(Given exercise)
Any pictures in the records below must be left out when you repeat the lines from the line containing "What seaborn and" through the line containing "elinewidth=0.9, capsize=3, capthick=0.9, zorder=3)" exactly.

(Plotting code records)
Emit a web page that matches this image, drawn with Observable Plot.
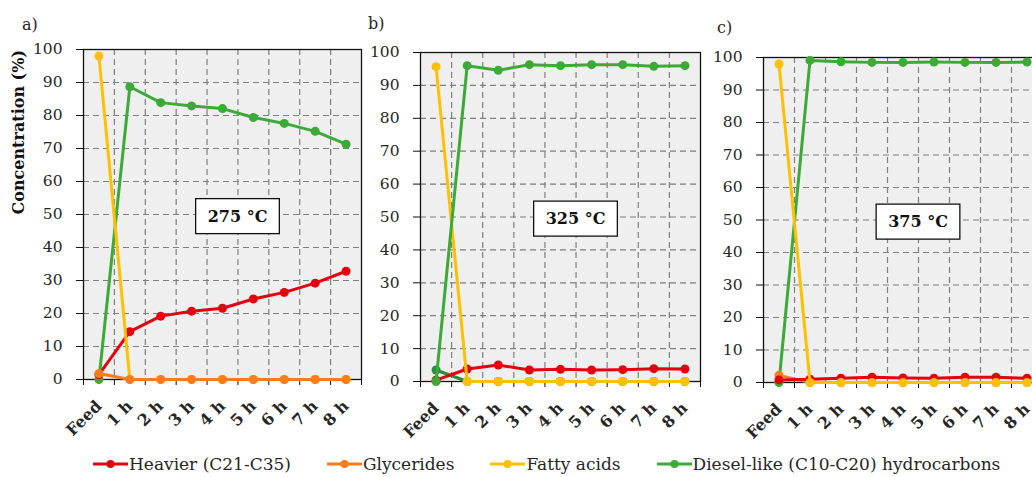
<!DOCTYPE html>
<html><head><meta charset="utf-8">
<script src="https://cdn.jsdelivr.net/npm/d3@7"></script>
<script src="https://cdn.jsdelivr.net/npm/@observablehq/plot@0.6"></script>
<style>
html,body{margin:0;padding:0;background:#fff;overflow:hidden}
#chart{position:relative;width:1032px;height:477px;overflow:hidden;font-family:"DejaVu Serif",serif;color:#262626}
.panel{position:absolute}
.plabel{position:absolute;font-size:16px;line-height:20px}
#legend{position:absolute;left:93px;top:454px;display:flex;gap:36px;font-size:17px;line-height:20px;white-space:nowrap}
.item{display:flex;align-items:center;gap:1px}
</style></head>
<body>
<div id="chart"></div>
<script>
// ---- data ----
const categories = ["Feed", "1 h", "2 h", "3 h", "4 h", "5 h", "6 h", "7 h", "8 h"];
const yTicks = [0, 10, 20, 30, 40, 50, 60, 70, 80, 90, 100];
const seriesNames = ["Heavier (C21-C35)", "Glycerides", "Fatty acids", "Diesel-like (C10-C20) hydrocarbons"];
const seriesColors = ["#e3000f", "#fb7c1e", "#ffc000", "#3caa36"];
const panelLabels = ["a)", "b)", "c)"];
const temperatures = ["275 °C", "325 °C", "375 °C"];
const yTitle = "Concentration (%)";

// panel a (275 °C)
const heavierA    = [1.5, 14.5, 19.2, 20.7, 21.6, 24.4, 26.4, 29.2, 32.8];
const glyceridesA = [1.8, 0, 0, 0, 0, 0, 0, 0, 0];
const fattyA      = [98.0, 0, 0, 0, 0, 0, 0, 0, 0];
const dieselA     = [0, 88.7, 83.9, 82.9, 82.1, 79.4, 77.6, 75.2, 71.3];
// panel b (325 °C)
const heavierB    = [0.4, 3.8, 5.0, 3.5, 3.7, 3.5, 3.6, 3.9, 3.8];
const glyceridesB = [3.5, 0, 0, 0, 0, 0, 0, 0, 0];
const fattyB      = [95.7, 0, 0, 0, 0, 0, 0, 0, 0];
const dieselB     = [0, 96.0, 94.6, 96.3, 96.0, 96.3, 96.3, 95.8, 96.0];
// panel c (375 °C)
const heavierC    = [0.8, 1.0, 1.3, 1.6, 1.4, 1.3, 1.6, 1.6, 1.3];
const glyceridesC = [2.2, 0, 0, 0, 0, 0, 0, 0, 0];
const fattyC      = [98.0, 0, 0, 0, 0, 0, 0, 0, 0];
const dieselC     = [0, 99.1, 98.7, 98.5, 98.5, 98.6, 98.5, 98.5, 98.6];

// ---- styling / layout ----
const glyceridesColorB = "#2f8a3c";
const panels = [
  {values: [heavierA, glyceridesA, fattyA, dieselA], order: [3, 0, 2, 1], colors: seriesColors,
   left: 8, top: 41, ml: 75, w: 278, h: 330, lx: 22, ly: 15, title: true},
  {values: [heavierB, glyceridesB, fattyB, dieselB], order: [1, 0, 2, 3], colors: [seriesColors[0], glyceridesColorB, seriesColors[2], seriesColors[3]],
   left: 375, top: 44, ml: 45, w: 280, h: 329, lx: 368, ly: 14, title: false},
  {values: [heavierC, glyceridesC, fattyC, dieselC], order: [3, 1, 0, 2], colors: seriesColors,
   left: 718, top: 49, ml: 45, w: 279, h: 325, lx: 717, ly: 18, title: false}
];
const MT = 8, MR = 3, MB = 70;
const chart = document.getElementById("chart");
const n = categories.length;
const idx = d3.range(n);
const bounds = d3.range(n + 1).map(i => i - 0.5);
const innerBounds = bounds.slice(1, -1);
const gridVals = yTicks.slice(1, -1);

panels.forEach((p, k) => {
  const marks = [
    Plot.frame({fill: "#efefef", stroke: null}),
    Plot.gridY(gridVals, {stroke: "#7f7f7f", strokeOpacity: 1, strokeWidth: 1.2, strokeDasharray: "6,4"}),
    Plot.gridX(innerBounds, {stroke: "#7f7f7f", strokeOpacity: 1, strokeWidth: 1.2, strokeDasharray: "6,4"}),
    Plot.frame({stroke: "#111", strokeWidth: 1.3}),
    Plot.axisY(yTicks, {tickSize: 7, tickPadding: 14, fontSize: 15.5, stroke: "#111", fill: "#262626", label: null}),
    Plot.axisX(bounds, {tickSize: 6, tickFormat: () => "", stroke: "#111", label: null}),
    Plot.axisX(idx, {tickSize: 0, tickPadding: 24, tickRotate: -45, tickFormat: i => categories[i],
      fontSize: 16, fontWeight: "bold", fill: "#262626", label: null})
  ];
  p.order.forEach(s => {
    const data = p.values[s].map((v, i) => ({i, v}));
    marks.push(Plot.line(data, {x: "i", y: "v", stroke: p.colors[s], strokeWidth: 3, strokeLinejoin: "round"}));
    marks.push(Plot.dot(data, {x: "i", y: "v", fill: p.colors[s], r: 4.5}));
  });
  marks.push(Plot.text([temperatures[k]], {frameAnchor: "middle", dx: 15, dy: 2, fontSize: 16, fontWeight: "bold",
    fill: "#111"}));
  if (p.title) {
    marks.push(Plot.text([yTitle], {frameAnchor: "left", rotate: -90, dx: -65, fontSize: 16, fontWeight: "bold", fill: "#111"}));
  }
  const svg = Plot.plot({
    width: p.ml + p.w + MR,
    height: MT + p.h + MB,
    marginLeft: p.ml, marginRight: MR, marginTop: MT, marginBottom: MB,
    x: {domain: [-0.5, n - 0.5], axis: null},
    y: {domain: [0, 100], axis: null},
    style: {fontFamily: "DejaVu Serif", fontSize: "15px", background: "transparent", overflow: "visible"},
    marks
  });
  svg.classList.add("panel");
  svg.style.left = p.left + "px";
  svg.style.top = p.top + "px";
  chart.appendChild(svg);
  // box around temperature label
  Array.from(svg.querySelectorAll("text")).filter(t => t.textContent === temperatures[k]).forEach(t => {
    const b = t.getBBox();
    const r = document.createElementNS("http://www.w3.org/2000/svg", "rect");
    r.setAttribute("x", b.x - 12);
    r.setAttribute("y", b.y - 8);
    r.setAttribute("width", b.width + 24);
    r.setAttribute("height", b.height + 16);
    r.setAttribute("fill", "white");
    r.setAttribute("stroke", "#111");
    r.setAttribute("stroke-width", 1.3);
    if (t.getAttribute("transform")) r.setAttribute("transform", t.getAttribute("transform"));
    t.parentNode.insertBefore(r, t);
  });
  const lab = document.createElement("div");
  lab.className = "plabel";
  lab.textContent = panelLabels[k];
  lab.style.left = p.lx + "px";
  lab.style.top = p.ly + "px";
  chart.appendChild(lab);
});

// legend
const legend = document.createElement("div");
legend.id = "legend";
seriesNames.forEach((name, i) => {
  const it = document.createElement("div");
  it.className = "item";
  it.innerHTML = `<svg width="35" height="12"><line x1="0" x2="35" y1="6" y2="6" stroke="${seriesColors[i]}" stroke-width="3"/><circle cx="17.5" cy="6" r="4" fill="${seriesColors[i]}"/></svg><span>${name}</span>`;
  legend.appendChild(it);
});
chart.appendChild(legend);
</script>
</body></html>
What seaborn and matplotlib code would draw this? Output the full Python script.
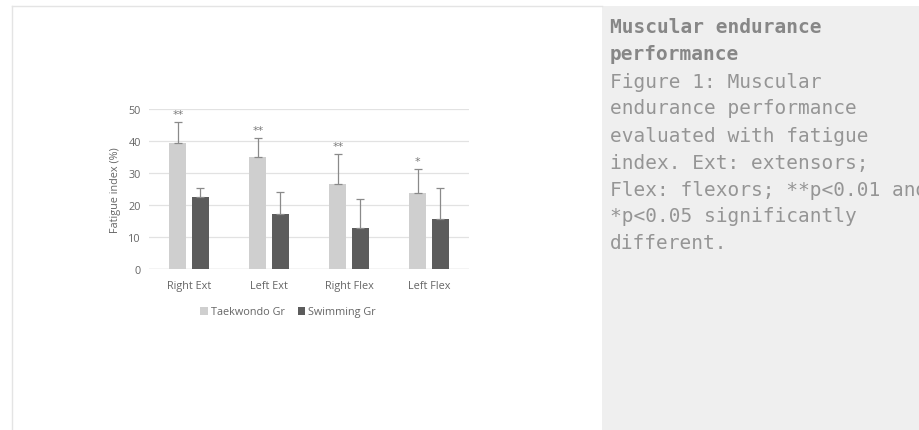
import pandas as pd
import matplotlib.pyplot as plt
import seaborn as sns
from matplotlib.patches import Rectangle
from matplotlib.lines import Line2D

# data
muscles = ['Right Ext', 'Left Ext', 'Right Flex', 'Left Flex']
taekwondo = [39.4, 35.1, 26.7, 23.8]
taekwondo_sd = [6.4, 5.8, 9.1, 7.5]
swimming = [22.6, 17.1, 12.9, 15.5]
swimming_sd = [2.8, 7.1, 9.0, 9.9]
stars = ['**', '**', '**', '*']
groups = ['Taekwondo Gr', 'Swimming Gr']

df = pd.DataFrame({
    'muscle': muscles * 2,
    'group': [groups[0]] * 4 + [groups[1]] * 4,
    'value': taekwondo + swimming,
})

W, H = 919, 431
fig = plt.figure(figsize=(W / 100, H / 100), dpi=100)
fig.patch.set_facecolor('white')

# caption panel + page frame
fig.add_artist(Rectangle((602 / W, 0), 1 - 602 / W, 1 - 7 / H,
                         transform=fig.transFigure, color='#efefef', lw=0))
fig.add_artist(Line2D([12 / W, 12 / W], [0, 1 - 7 / H], transform=fig.transFigure,
                      color='#e4e4e4', lw=1))
fig.add_artist(Line2D([12 / W, 602 / W], [1 - 7 / H, 1 - 7 / H], transform=fig.transFigure,
                      color='#e4e4e4', lw=1))

ax = fig.add_axes([149 / W, 1 - 270 / H, 320 / W, 160 / H])
sns.barplot(data=df, x='muscle', y='value', hue='group', order=muscles, hue_order=groups,
            palette=['#cfcfcf', '#5c5c5c'], width=0.56, gap=0.24, saturation=1,
            errorbar=None, ax=ax, zorder=2)

for cont, sd in zip(ax.containers, [taekwondo_sd, swimming_sd]):
    xs = [b.get_x() + b.get_width() / 2 for b in cont]
    ys = [b.get_height() for b in cont]
    ax.errorbar(xs, ys, yerr=[[0] * len(sd), sd], fmt='none', ecolor='#8a8a8a',
                elinewidth=0.9, capsize=3, capthick=0.9, zorder=3)

tk = ax.containers[0]
for b, sd, s in zip(tk, taekwondo_sd, stars):
    ax.text(b.get_x() + b.get_width() / 2, b.get_height() + sd + 2.6, s,
            ha='center', va='center', fontsize=8, color='#7a7a7a')

ax.set_ylim(0, 50)
ax.set_xlim(-0.5, 3.5)
ax.set_yticks([0, 10, 20, 30, 40, 50])
ax.yaxis.grid(True, color='#e2e2e2', lw=0.9, zorder=0)
ax.set_axisbelow(True)
for sp in ax.spines.values():
    sp.set_visible(False)
ax.axhline(0, color='#dcdcdc', lw=1, zorder=1)
ax.tick_params(length=0, labelsize=7.8, labelcolor='#666666', pad=6)
for lab in ax.get_xticklabels() + ax.get_yticklabels():
    lab.set_family('Open Sans')
ax.tick_params(axis='x', pad=8)
ax.set_xlabel('')
ax.set_ylabel('Fatigue index (%)', fontsize=7.8, color='#666666', family='Open Sans', labelpad=5)

handles, labels = ax.get_legend_handles_labels()
ax.legend(handles, labels, loc='center', bbox_to_anchor=((288 - 149) / 320, (270 - 313) / 160),
          ncol=2, frameon=False, handlelength=0.7, handleheight=0.7, handletextpad=0.3,
          columnspacing=1.2, prop={'family': 'Open Sans', 'size': 7.8}, labelcolor='#666666')

# caption text
lines = [
    ('Muscular endurance', True),
    ('performance', True),
    ('Figure 1: Muscular', False),
    ('endurance performance', False),
    ('evaluated with fatigue', False),
    ('index. Ext: extensors;', False),
    ('Flex: flexors; **p<0.01 and', False),
    ('*p<0.05 significantly', False),
    ('different.', False),
]
for i, (txt, bold) in enumerate(lines):
    fig.text(610 / W, 1 - (28 + 27 * i) / H, txt, family='DejaVu Sans Mono', fontsize=14,
             fontweight='bold' if bold else 'normal', color='#878787' if bold else '#959595',
             va='center', ha='left')

fig.savefig('out.png', dpi=100)
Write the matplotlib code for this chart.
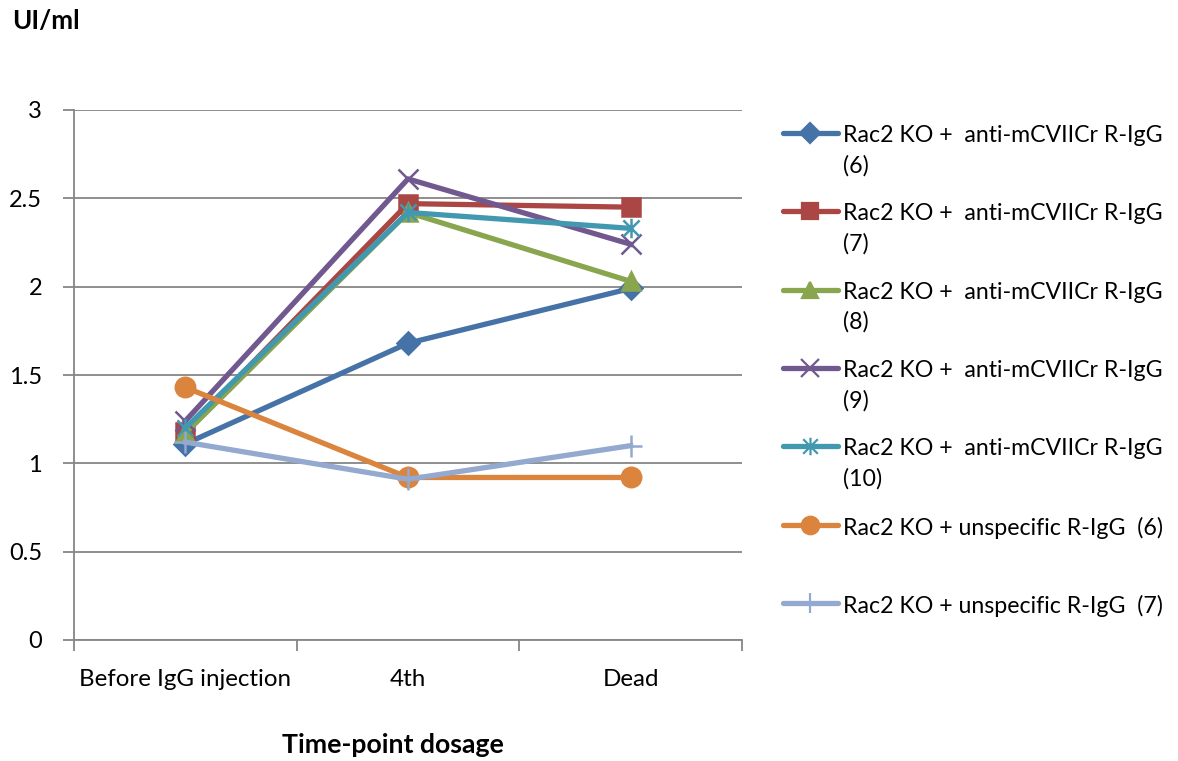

(Full answer)
What seaborn and matplotlib code would draw this? Output the full Python script.
import pandas as pd
import matplotlib.pyplot as plt
import seaborn as sns
from matplotlib.patches import Rectangle
from matplotlib.lines import Line2D

# data
muscles = ['Right Ext', 'Left Ext', 'Right Flex', 'Left Flex']
taekwondo = [39.4, 35.1, 26.7, 23.8]
taekwondo_sd = [6.4, 5.8, 9.1, 7.5]
swimming = [22.6, 17.1, 12.9, 15.5]
swimming_sd = [2.8, 7.1, 9.0, 9.9]
stars = ['**', '**', '**', '*']
groups = ['Taekwondo Gr', 'Swimming Gr']

df = pd.DataFrame({
    'muscle': muscles * 2,
    'group': [groups[0]] * 4 + [groups[1]] * 4,
    'value': taekwondo + swimming,
})

W, H = 919, 431
fig = plt.figure(figsize=(W / 100, H / 100), dpi=100)
fig.patch.set_facecolor('white')

# caption panel + page frame
fig.add_artist(Rectangle((602 / W, 0), 1 - 602 / W, 1 - 7 / H,
                         transform=fig.transFigure, color='#efefef', lw=0))
fig.add_artist(Line2D([12 / W, 12 / W], [0, 1 - 7 / H], transform=fig.transFigure,
                      color='#e4e4e4', lw=1))
fig.add_artist(Line2D([12 / W, 602 / W], [1 - 7 / H, 1 - 7 / H], transform=fig.transFigure,
                      color='#e4e4e4', lw=1))

ax = fig.add_axes([149 / W, 1 - 270 / H, 320 / W, 160 / H])
sns.barplot(data=df, x='muscle', y='value', hue='group', order=muscles, hue_order=groups,
            palette=['#cfcfcf', '#5c5c5c'], width=0.56, gap=0.24, saturation=1,
            errorbar=None, ax=ax, zorder=2)

for cont, sd in zip(ax.containers, [taekwondo_sd, swimming_sd]):
    xs = [b.get_x() + b.get_width() / 2 for b in cont]
    ys = [b.get_height() for b in cont]
    ax.errorbar(xs, ys, yerr=[[0] * len(sd), sd], fmt='none', ecolor='#8a8a8a',
                elinewidth=0.9, capsize=3, capthick=0.9, zorder=3)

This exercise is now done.